> **TASK**
Output the first line of the listing and each line after it, up to and including the line that contains "fig.patch.set_facecolor('white')", exactly as written, minus the pictures.

[BEGIN PROVIDED DATA]

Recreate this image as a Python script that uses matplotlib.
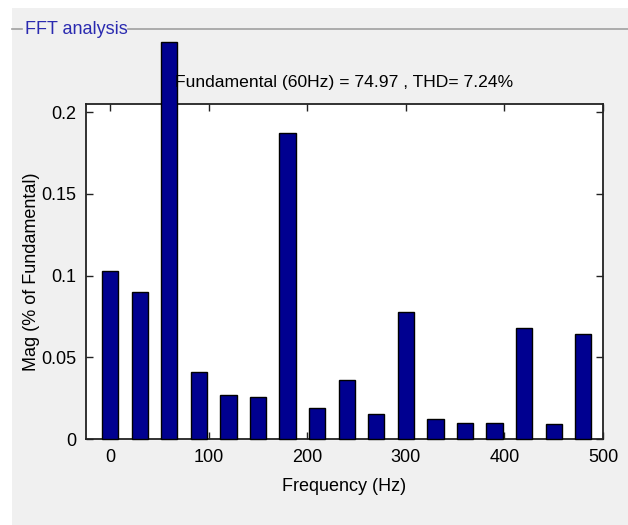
import matplotlib
matplotlib.use('Agg')
from matplotlib import pyplot as plt
from matplotlib.patches import Rectangle
from matplotlib.lines import Line2D

# harmonic spectrum, % of fundamental
freqs = [0, 30, 60, 90, 120, 150, 180, 210, 240, 270, 300, 330, 360, 390, 420, 450, 480]
mags = [0.103, 0.090, 0.243, 0.041, 0.027, 0.026, 0.187, 0.019, 0.036, 0.015,
        0.078, 0.012, 0.010, 0.010, 0.068, 0.009, 0.064]
xticks = [0, 100, 200, 300, 400, 500]
yticks = [0, 0.05, 0.1, 0.15, 0.2]
yticklabels = ['0', '0.05', '0.1', '0.15', '0.2']
title = 'Fundamental (60Hz) = 74.97 , THD= 7.24%'

plt.rcParams['font.family'] = ['Liberation Sans', 'DejaVu Sans']

W, H = 628, 525
fig = plt.figure(figsize=(W / 100, H / 100), dpi=100)
fig.patch.set_facecolor('white')

# gray panel with its titled frame line
fig.patches.append(Rectangle((12 / W, 0), 1 - 12 / W, 1 - 8 / H, transform=fig.transFigure,
                             facecolor='#f0f0f0', edgecolor='none', zorder=-5))
ly = 1 - 29 / H
fig.lines.append(Line2D([12 / W, 22 / W], [ly, ly], transform=fig.transFigure, color='#a0a0a0', lw=1.2, zorder=-4))
fig.lines.append(Line2D([128 / W, 1], [ly, ly], transform=fig.transFigure, color='#a0a0a0', lw=1.2, zorder=-4))
fig.text(25 / W, ly, 'FFT analysis', color='#2a2ab0', fontsize=13, va='center', ha='left')

ax = fig.add_axes([86 / W, 1 - 439 / H, 517 / W, 335 / H])
ax.set_facecolor('white')
ax.bar(freqs, mags, width=16.5, color='#000090', edgecolor='black', linewidth=1.0, clip_on=False, zorder=3)
ax.set_xlim(-24.5, 500)
ax.set_ylim(0, 0.205)
ax.set_xticks(xticks)
ax.set_yticks(yticks)
ax.set_yticklabels(yticklabels)
ax.tick_params(direction='in', length=5, width=1, top=True, right=True, labelsize=13, pad=7, color='#222222')
for s in ax.spines.values():
    s.set_linewidth(1.3)
    s.set_color('#222222')
ax.set_xlabel('Frequency (Hz)', fontsize=13, labelpad=9)
ax.set_ylabel('Mag (% of Fundamental)', fontsize=13, labelpad=1)
ax.set_title(title, fontsize=12.6, pad=12)

fig.savefig('out.png', dpi=100, facecolor=fig.get_facecolor())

[END PROVIDED DATA]

> **SOLVED EXERCISE**
Recreate this image as a Python script that uses matplotlib.
import matplotlib
matplotlib.use('Agg')
from matplotlib import pyplot as plt
from matplotlib.patches import Rectangle
from matplotlib.lines import Line2D

# harmonic spectrum, % of fundamental
freqs = [0, 30, 60, 90, 120, 150, 180, 210, 240, 270, 300, 330, 360, 390, 420, 450, 480]
mags = [0.103, 0.090, 0.243, 0.041, 0.027, 0.026, 0.187, 0.019, 0.036, 0.015,
        0.078, 0.012, 0.010, 0.010, 0.068, 0.009, 0.064]
xticks = [0, 100, 200, 300, 400, 500]
yticks = [0, 0.05, 0.1, 0.15, 0.2]
yticklabels = ['0', '0.05', '0.1', '0.15', '0.2']
title = 'Fundamental (60Hz) = 74.97 , THD= 7.24%'

plt.rcParams['font.family'] = ['Liberation Sans', 'DejaVu Sans']

W, H = 628, 525
fig = plt.figure(figsize=(W / 100, H / 100), dpi=100)
fig.patch.set_facecolor('white')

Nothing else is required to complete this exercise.